While AK's play should have earned him a reprieve from fans, the team's subsequent failure to make it back to the Conference Finals kept Jazzlandia searching for a scapegoat.  "We can't build around Deron Williams with AK's contract."  "Kirilenko is eating up too many minutes."  "Andrei is hurt way too often."  All of these excuses kept a noisy contingent of Jazz fans opposed to Kirilenko's continued presence on the team.

It is hard to dismiss a player getting paid huge sums of money only to miss 30% of a season due to a "phantom" injury like back spasms.  But for anybody who has ever suffered a soft tissue injury, particularly a chronic one, you know there's nothing "phantom" about it.  Yet Jazz Nation scorned AK as a soft player, a label that stuck all the easier since the guy had been willing to weep on camera.

And the money didn't help.  Even as Kirilenko suggested he'd stay with the Jazz on a new contract for nine to ten million per year, fans rabidly called for his head.  The brass, they shouted, on this overpaid ninny to request his market value from a team he missed 18 games with in his final season!  How dare he!

So the Jazz low-balled him, and Kevin O'Connor lied on the radio, telling Jazz fans that Kirilenko was only good for 60% of the games played by the team while he was under contract.  Kirilenko walked, played in Russia for a while, then signed up for two years in Minnesota.  Good riddance.

Thus far in his inaugural season as a Timberwolf, AK47 is shooting 51.6% from the floor, a career high.  He's still good for 1.7 steals and 1.4 blocks per game, along with 3.2 assists.  And he's doing it for ten million a year.  Marvin Williams, by comparison, is shooting 45.5%, with 0.4 steals, 0.6 blocks, and 0.9 assists for roughly $8.3M.  Both players have missed 4 games due to injury.

I suppose this article isn't going to change the minds of those whose hearts are set against Andrei Kirilenko.  But the facts bear out a different history than the one propagated by certain Twitter loudmouths.  AK was the heart of the Utah Jazz franchise for three seasons.  He earned an All-Star selection and two All-Defensive team selections.  He is the only player in the history of the NBA, excluding Hakeem Olajuwon, to post two 5-by-5 games in a single season.  Yeah, only eclipsed by HAKEEM F***ING OLAJUWON.  Not bad company.
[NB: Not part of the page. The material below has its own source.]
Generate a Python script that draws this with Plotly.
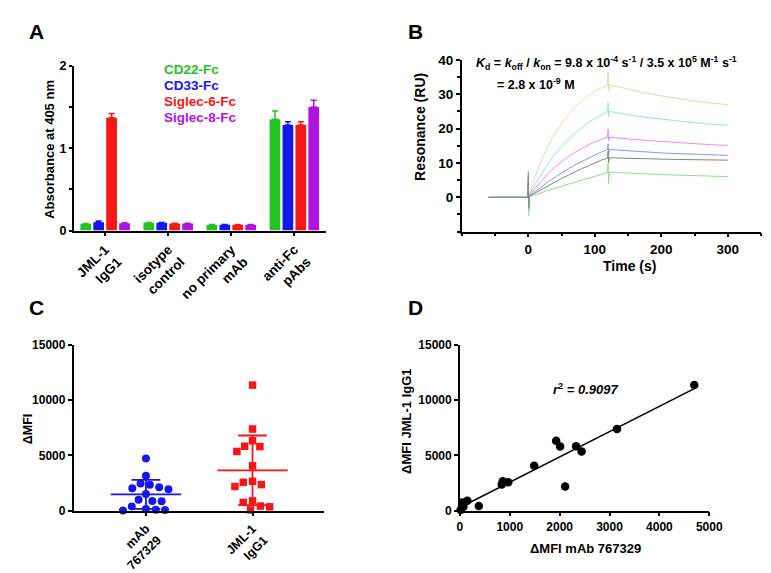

Andrei Kirilenko represented a new direction for the Jazz, one based on multi-dimensional players with live offenses not limited to pick-and-rolls, but where defense and hustle were still the key playmakers.  Only when the Jazz tried to force AK into a role that simply didn't work for him did Kirilenko falter.  Once the coaching staff realized they were mis-using a powerful tool, AK47 promptly returned to being one of the most efficient players on the Jazz roster.

More than any of that: he was a player who, every year, was fun to watch on both ends of the court.

So boo him if you must, Jazz fans.  But know that you look like a real ass doing it.